— Directive —
Keep to the lines from the line containing "What Plotly code" through the line containing "minor_vals = list(range(1, 25, 2))": copy them exactly and leave every picture out.

## START The data

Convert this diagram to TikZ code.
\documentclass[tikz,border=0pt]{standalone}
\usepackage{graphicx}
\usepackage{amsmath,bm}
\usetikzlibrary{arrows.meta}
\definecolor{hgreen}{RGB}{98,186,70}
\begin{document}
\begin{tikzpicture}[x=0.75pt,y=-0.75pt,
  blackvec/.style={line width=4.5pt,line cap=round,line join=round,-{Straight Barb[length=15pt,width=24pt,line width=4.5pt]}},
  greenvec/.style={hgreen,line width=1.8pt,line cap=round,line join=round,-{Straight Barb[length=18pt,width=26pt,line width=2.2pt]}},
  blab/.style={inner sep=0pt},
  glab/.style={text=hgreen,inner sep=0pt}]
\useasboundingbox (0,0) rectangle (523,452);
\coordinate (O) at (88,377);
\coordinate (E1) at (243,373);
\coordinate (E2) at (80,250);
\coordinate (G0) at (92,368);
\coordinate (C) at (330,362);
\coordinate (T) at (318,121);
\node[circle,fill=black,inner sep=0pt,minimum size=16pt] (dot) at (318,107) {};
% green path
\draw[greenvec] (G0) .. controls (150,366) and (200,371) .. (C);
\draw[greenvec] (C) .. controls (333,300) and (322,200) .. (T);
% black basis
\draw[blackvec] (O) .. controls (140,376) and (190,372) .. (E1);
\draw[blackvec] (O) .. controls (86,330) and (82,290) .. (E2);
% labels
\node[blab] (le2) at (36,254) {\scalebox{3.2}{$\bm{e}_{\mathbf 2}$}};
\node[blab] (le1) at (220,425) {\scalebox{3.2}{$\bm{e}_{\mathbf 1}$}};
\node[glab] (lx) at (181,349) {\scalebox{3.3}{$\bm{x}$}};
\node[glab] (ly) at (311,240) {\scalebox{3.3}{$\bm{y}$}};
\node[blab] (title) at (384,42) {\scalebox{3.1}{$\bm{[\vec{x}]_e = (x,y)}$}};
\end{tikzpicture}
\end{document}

## END The data
## START The data

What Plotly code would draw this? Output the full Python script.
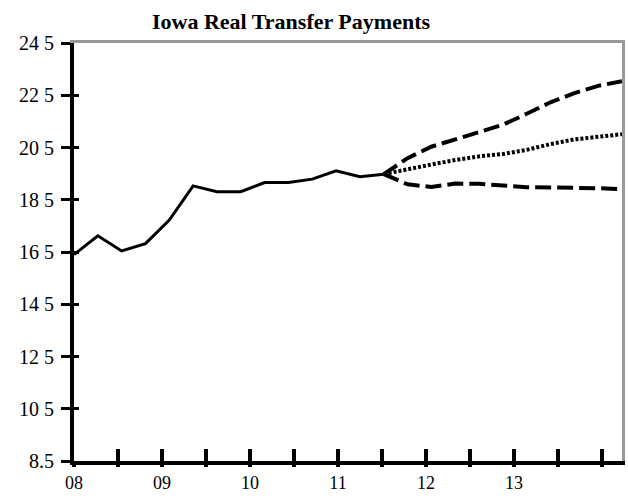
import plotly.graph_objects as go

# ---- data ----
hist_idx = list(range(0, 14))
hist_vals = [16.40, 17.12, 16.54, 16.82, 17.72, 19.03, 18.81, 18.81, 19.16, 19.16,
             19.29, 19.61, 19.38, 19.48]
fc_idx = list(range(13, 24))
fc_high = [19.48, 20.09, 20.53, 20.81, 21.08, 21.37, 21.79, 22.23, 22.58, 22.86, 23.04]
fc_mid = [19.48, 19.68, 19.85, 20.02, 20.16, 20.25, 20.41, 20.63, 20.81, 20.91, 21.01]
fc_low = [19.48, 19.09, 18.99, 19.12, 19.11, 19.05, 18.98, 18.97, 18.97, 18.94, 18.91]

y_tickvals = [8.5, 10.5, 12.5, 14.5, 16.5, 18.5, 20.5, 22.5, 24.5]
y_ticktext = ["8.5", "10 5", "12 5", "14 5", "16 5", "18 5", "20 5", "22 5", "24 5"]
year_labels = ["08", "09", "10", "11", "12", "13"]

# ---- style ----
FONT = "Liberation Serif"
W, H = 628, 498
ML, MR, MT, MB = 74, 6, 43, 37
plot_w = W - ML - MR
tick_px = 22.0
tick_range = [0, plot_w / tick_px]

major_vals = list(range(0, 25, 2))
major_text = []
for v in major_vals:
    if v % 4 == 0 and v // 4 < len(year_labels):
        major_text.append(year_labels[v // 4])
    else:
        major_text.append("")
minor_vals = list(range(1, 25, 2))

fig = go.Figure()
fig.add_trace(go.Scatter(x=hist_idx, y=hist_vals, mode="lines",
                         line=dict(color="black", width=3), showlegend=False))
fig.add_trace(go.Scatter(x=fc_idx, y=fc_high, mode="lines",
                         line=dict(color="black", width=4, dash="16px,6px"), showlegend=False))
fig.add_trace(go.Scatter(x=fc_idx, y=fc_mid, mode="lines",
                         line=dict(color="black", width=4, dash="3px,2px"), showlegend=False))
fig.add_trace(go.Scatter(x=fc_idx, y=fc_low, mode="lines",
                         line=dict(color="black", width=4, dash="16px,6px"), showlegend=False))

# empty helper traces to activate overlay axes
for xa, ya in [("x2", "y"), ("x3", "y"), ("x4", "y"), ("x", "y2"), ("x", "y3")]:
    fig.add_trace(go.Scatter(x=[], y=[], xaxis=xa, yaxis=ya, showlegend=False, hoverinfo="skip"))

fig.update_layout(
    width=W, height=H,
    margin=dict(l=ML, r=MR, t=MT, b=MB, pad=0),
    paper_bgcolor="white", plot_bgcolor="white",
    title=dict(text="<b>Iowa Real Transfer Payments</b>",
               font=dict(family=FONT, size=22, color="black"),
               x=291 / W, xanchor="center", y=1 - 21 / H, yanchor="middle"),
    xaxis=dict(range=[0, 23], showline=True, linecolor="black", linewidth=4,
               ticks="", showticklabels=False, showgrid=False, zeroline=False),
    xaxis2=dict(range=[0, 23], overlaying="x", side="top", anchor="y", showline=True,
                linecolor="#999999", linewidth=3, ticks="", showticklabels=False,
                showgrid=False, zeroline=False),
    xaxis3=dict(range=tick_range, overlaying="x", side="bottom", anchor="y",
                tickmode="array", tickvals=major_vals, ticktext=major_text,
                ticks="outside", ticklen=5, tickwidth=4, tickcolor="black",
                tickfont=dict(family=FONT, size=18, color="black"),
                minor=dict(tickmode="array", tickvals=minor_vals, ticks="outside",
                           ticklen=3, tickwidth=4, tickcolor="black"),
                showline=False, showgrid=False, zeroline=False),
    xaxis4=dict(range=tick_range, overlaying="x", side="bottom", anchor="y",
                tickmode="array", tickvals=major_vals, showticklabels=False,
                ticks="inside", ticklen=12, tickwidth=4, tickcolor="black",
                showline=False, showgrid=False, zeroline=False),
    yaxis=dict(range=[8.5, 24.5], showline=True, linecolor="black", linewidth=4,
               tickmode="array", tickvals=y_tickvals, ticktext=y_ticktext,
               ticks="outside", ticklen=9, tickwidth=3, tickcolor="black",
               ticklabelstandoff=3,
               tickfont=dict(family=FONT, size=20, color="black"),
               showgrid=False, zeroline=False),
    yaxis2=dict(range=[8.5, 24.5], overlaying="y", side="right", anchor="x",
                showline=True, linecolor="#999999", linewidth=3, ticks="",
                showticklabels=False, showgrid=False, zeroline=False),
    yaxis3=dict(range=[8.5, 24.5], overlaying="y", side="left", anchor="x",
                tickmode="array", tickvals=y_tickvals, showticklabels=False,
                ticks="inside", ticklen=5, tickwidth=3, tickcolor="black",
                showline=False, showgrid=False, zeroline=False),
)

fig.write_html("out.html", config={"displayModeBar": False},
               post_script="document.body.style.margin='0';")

## END The data
## START The data

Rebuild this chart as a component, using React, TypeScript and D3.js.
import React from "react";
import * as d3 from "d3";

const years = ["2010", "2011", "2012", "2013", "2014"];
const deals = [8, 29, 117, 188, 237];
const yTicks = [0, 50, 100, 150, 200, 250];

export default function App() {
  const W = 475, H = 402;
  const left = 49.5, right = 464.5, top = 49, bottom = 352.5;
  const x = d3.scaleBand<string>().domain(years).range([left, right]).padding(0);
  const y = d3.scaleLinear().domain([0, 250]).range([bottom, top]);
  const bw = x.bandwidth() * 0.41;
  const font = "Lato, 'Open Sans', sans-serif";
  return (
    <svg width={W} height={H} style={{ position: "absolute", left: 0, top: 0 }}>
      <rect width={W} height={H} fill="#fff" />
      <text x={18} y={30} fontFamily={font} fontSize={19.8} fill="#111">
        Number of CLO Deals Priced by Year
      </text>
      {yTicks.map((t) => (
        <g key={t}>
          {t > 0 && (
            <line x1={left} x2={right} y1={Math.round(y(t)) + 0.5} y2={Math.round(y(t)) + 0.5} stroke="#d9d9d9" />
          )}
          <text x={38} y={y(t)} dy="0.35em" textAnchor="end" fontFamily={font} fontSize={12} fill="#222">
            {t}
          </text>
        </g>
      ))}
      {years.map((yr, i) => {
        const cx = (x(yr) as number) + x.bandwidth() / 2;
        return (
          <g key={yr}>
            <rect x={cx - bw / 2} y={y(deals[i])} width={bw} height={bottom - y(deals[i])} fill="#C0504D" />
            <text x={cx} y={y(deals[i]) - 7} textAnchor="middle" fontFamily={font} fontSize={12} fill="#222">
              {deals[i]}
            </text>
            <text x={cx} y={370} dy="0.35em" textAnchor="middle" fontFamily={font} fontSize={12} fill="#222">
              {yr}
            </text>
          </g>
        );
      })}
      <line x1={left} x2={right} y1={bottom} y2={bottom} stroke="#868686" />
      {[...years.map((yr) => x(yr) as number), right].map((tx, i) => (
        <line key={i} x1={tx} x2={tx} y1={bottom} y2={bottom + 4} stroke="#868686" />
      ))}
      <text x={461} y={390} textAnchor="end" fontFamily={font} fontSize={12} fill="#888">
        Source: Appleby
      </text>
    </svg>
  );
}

## END The data

— Task result —
What Plotly code would draw this? Output the full Python script.
import plotly.graph_objects as go

# ---- data ----
hist_idx = list(range(0, 14))
hist_vals = [16.40, 17.12, 16.54, 16.82, 17.72, 19.03, 18.81, 18.81, 19.16, 19.16,
             19.29, 19.61, 19.38, 19.48]
fc_idx = list(range(13, 24))
fc_high = [19.48, 20.09, 20.53, 20.81, 21.08, 21.37, 21.79, 22.23, 22.58, 22.86, 23.04]
fc_mid = [19.48, 19.68, 19.85, 20.02, 20.16, 20.25, 20.41, 20.63, 20.81, 20.91, 21.01]
fc_low = [19.48, 19.09, 18.99, 19.12, 19.11, 19.05, 18.98, 18.97, 18.97, 18.94, 18.91]

y_tickvals = [8.5, 10.5, 12.5, 14.5, 16.5, 18.5, 20.5, 22.5, 24.5]
y_ticktext = ["8.5", "10 5", "12 5", "14 5", "16 5", "18 5", "20 5", "22 5", "24 5"]
year_labels = ["08", "09", "10", "11", "12", "13"]

# ---- style ----
FONT = "Liberation Serif"
W, H = 628, 498
ML, MR, MT, MB = 74, 6, 43, 37
plot_w = W - ML - MR
tick_px = 22.0
tick_range = [0, plot_w / tick_px]

major_vals = list(range(0, 25, 2))
major_text = []
for v in major_vals:
    if v % 4 == 0 and v // 4 < len(year_labels):
        major_text.append(year_labels[v // 4])
    else:
        major_text.append("")
minor_vals = list(range(1, 25, 2))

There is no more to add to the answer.